**TASK GOAL:** Would you return the run of lines that starts at the one with "Write the TikZ code for this diagram." and ends at the one with "inner sep=0pt, anchor=base]", ends included, exactly as written and without the images?

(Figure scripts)
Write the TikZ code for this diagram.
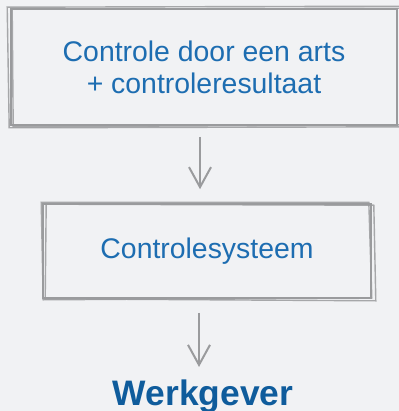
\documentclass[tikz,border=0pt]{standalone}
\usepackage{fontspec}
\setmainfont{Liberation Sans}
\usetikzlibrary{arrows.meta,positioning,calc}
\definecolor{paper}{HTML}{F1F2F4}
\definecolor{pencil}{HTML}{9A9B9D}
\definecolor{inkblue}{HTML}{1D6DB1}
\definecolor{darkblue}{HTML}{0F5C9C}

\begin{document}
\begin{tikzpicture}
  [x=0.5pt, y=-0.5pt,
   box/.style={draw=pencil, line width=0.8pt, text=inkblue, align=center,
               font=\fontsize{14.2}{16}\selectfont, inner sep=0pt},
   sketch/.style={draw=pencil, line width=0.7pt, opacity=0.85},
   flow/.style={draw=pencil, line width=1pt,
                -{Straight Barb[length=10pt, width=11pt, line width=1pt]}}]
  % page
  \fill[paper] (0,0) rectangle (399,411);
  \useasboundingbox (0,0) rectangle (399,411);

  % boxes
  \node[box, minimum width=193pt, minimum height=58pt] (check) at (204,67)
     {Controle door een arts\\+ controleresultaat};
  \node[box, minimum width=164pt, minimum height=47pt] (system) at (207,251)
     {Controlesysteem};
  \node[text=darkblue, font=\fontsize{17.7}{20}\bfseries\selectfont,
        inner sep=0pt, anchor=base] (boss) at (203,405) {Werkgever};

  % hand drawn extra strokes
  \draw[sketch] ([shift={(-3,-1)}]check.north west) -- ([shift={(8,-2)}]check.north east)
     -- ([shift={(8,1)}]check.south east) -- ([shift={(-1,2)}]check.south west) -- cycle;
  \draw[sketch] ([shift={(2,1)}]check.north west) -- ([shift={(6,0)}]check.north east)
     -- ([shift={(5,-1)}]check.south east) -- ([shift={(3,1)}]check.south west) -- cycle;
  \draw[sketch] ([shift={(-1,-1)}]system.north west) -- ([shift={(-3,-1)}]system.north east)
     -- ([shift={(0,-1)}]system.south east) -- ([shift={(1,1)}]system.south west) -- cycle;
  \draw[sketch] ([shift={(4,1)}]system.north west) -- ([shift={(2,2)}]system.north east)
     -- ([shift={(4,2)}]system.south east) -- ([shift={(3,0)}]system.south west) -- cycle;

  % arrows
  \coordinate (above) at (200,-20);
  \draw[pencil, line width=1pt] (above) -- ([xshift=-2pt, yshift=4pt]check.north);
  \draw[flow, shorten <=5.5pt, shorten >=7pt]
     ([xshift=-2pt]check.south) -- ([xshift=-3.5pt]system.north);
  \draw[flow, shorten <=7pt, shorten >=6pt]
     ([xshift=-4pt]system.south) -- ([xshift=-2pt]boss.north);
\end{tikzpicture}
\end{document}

---

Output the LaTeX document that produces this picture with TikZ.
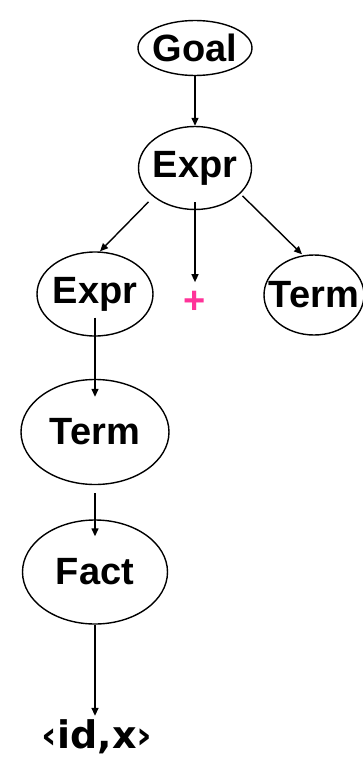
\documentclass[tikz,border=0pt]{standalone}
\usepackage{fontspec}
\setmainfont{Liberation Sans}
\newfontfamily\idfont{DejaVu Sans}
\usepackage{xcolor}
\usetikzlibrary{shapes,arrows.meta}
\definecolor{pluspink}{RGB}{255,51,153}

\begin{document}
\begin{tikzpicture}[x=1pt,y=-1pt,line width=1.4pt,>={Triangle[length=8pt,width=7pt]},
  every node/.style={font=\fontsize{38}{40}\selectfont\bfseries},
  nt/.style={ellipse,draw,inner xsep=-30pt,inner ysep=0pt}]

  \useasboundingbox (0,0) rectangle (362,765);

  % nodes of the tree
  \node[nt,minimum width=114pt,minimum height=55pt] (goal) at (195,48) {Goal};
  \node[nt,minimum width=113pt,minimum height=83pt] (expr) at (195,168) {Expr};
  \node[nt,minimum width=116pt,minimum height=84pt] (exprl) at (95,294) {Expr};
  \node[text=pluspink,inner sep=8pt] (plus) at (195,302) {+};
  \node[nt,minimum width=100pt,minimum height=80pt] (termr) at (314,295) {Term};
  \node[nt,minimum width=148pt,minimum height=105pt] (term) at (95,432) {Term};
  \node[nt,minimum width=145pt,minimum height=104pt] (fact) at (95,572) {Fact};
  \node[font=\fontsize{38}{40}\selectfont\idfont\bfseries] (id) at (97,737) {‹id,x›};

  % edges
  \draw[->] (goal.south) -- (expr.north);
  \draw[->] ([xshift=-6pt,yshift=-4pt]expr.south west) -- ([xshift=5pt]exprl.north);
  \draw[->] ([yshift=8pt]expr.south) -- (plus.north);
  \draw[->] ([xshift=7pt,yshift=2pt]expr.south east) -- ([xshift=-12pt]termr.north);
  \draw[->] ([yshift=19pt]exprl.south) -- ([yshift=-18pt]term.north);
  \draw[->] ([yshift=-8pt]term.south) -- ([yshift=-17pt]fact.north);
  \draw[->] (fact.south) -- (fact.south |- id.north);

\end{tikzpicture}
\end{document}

---

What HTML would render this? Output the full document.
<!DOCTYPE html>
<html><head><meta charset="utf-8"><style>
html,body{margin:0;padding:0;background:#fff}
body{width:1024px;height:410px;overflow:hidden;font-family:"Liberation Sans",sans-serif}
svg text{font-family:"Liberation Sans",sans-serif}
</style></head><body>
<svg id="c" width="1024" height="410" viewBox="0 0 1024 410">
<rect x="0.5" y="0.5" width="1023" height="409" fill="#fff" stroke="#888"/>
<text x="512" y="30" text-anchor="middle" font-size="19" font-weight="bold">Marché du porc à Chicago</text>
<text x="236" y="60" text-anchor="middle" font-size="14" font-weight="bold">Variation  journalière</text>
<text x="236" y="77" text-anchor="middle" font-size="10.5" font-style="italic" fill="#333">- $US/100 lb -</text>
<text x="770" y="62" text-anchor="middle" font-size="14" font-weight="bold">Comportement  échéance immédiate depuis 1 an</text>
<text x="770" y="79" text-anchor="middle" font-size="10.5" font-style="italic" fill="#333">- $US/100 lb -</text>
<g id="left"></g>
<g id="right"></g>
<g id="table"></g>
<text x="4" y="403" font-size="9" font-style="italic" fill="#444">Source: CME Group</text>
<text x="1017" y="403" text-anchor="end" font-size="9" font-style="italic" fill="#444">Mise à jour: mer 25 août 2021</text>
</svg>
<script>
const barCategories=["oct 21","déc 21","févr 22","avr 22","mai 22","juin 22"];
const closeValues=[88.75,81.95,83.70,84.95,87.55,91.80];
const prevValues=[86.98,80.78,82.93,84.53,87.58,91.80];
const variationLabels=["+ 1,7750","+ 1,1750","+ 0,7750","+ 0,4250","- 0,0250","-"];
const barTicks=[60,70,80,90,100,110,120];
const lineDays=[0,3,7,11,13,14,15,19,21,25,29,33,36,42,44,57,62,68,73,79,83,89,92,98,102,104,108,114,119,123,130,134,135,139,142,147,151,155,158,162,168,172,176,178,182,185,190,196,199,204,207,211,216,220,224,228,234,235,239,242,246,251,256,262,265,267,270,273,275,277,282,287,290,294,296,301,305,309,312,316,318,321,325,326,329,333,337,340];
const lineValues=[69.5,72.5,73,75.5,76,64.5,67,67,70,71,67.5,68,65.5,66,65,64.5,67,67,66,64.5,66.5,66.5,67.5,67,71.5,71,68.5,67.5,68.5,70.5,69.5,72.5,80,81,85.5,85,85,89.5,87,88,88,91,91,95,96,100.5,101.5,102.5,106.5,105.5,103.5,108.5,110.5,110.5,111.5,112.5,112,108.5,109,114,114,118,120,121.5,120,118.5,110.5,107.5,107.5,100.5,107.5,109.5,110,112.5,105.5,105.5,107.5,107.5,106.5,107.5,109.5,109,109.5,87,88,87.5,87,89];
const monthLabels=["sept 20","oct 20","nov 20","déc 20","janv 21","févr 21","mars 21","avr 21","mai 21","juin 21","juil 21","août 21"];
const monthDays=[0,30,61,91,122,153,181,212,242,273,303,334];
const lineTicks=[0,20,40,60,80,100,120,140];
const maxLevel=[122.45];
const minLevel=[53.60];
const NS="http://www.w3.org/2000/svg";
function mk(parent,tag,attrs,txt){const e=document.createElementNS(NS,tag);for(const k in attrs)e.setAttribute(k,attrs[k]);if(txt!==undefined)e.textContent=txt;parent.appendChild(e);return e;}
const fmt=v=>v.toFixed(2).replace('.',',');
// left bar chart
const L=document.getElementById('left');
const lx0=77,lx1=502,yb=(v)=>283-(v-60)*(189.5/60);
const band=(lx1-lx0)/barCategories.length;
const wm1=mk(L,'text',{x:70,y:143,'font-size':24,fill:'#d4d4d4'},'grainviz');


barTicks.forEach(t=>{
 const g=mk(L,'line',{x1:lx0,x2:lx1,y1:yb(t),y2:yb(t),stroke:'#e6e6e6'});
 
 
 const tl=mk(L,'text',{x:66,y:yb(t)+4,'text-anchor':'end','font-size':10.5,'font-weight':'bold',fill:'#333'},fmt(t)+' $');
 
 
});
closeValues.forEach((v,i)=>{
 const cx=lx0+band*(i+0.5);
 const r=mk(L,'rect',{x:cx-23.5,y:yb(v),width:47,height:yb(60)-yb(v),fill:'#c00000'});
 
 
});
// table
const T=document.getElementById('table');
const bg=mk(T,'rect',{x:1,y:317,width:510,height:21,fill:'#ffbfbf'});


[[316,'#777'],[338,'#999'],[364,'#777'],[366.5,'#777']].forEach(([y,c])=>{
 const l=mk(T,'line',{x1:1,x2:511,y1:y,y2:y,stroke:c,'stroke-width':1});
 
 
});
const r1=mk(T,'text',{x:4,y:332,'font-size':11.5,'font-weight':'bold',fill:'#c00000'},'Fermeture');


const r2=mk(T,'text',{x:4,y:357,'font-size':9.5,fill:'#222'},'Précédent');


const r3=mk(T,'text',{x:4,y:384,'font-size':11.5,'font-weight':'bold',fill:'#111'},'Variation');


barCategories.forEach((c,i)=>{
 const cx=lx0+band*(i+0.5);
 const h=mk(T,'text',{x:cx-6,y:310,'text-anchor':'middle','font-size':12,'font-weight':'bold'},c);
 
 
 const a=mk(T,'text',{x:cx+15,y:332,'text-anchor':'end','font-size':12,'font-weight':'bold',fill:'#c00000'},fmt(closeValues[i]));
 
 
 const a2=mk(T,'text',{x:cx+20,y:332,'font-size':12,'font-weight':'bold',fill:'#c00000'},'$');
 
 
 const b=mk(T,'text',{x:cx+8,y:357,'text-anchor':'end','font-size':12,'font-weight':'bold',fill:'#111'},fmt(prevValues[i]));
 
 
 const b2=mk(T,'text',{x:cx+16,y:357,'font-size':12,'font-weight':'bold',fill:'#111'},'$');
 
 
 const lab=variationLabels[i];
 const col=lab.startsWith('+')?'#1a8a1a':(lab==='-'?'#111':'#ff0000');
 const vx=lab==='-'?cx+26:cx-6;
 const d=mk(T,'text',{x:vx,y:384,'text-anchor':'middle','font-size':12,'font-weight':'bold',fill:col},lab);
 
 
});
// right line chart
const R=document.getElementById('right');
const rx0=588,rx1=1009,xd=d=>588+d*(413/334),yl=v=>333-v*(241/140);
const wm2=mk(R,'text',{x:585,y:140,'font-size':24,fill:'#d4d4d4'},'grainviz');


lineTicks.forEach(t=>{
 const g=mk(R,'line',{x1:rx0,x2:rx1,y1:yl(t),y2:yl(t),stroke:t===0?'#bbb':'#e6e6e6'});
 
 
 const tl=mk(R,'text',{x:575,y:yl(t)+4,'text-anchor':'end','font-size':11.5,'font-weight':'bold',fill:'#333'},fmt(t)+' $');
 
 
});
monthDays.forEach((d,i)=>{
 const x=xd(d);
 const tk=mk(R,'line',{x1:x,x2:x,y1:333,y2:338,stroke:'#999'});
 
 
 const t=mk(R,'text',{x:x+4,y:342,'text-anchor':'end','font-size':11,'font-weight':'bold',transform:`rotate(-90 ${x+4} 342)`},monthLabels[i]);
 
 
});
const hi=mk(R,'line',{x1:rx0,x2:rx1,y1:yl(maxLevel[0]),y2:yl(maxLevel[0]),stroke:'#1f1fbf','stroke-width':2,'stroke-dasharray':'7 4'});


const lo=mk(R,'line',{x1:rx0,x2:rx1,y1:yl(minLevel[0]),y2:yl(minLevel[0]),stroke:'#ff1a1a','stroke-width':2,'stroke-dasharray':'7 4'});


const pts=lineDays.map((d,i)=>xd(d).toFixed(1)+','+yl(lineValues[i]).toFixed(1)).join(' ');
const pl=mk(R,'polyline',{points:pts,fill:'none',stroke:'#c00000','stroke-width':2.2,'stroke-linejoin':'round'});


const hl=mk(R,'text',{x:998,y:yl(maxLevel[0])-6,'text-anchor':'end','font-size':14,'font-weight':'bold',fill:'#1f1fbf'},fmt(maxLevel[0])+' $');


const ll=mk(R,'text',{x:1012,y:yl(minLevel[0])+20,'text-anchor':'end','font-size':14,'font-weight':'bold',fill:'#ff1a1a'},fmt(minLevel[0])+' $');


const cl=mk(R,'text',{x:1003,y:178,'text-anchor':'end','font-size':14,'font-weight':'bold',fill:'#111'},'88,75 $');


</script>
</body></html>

**REPLY:**
Write the TikZ code for this diagram.
\documentclass[tikz,border=0pt]{standalone}
\usepackage{fontspec}
\setmainfont{Liberation Sans}
\usetikzlibrary{arrows.meta,positioning,calc}
\definecolor{paper}{HTML}{F1F2F4}
\definecolor{pencil}{HTML}{9A9B9D}
\definecolor{inkblue}{HTML}{1D6DB1}
\definecolor{darkblue}{HTML}{0F5C9C}

\begin{document}
\begin{tikzpicture}
  [x=0.5pt, y=-0.5pt,
   box/.style={draw=pencil, line width=0.8pt, text=inkblue, align=center,
               font=\fontsize{14.2}{16}\selectfont, inner sep=0pt},
   sketch/.style={draw=pencil, line width=0.7pt, opacity=0.85},
   flow/.style={draw=pencil, line width=1pt,
                -{Straight Barb[length=10pt, width=11pt, line width=1pt]}}]
  % page
  \fill[paper] (0,0) rectangle (399,411);
  \useasboundingbox (0,0) rectangle (399,411);

  % boxes
  \node[box, minimum width=193pt, minimum height=58pt] (check) at (204,67)
     {Controle door een arts\\+ controleresultaat};
  \node[box, minimum width=164pt, minimum height=47pt] (system) at (207,251)
     {Controlesysteem};
  \node[text=darkblue, font=\fontsize{17.7}{20}\bfseries\selectfont,
        inner sep=0pt, anchor=base] (boss) at (203,405) {Werkgever};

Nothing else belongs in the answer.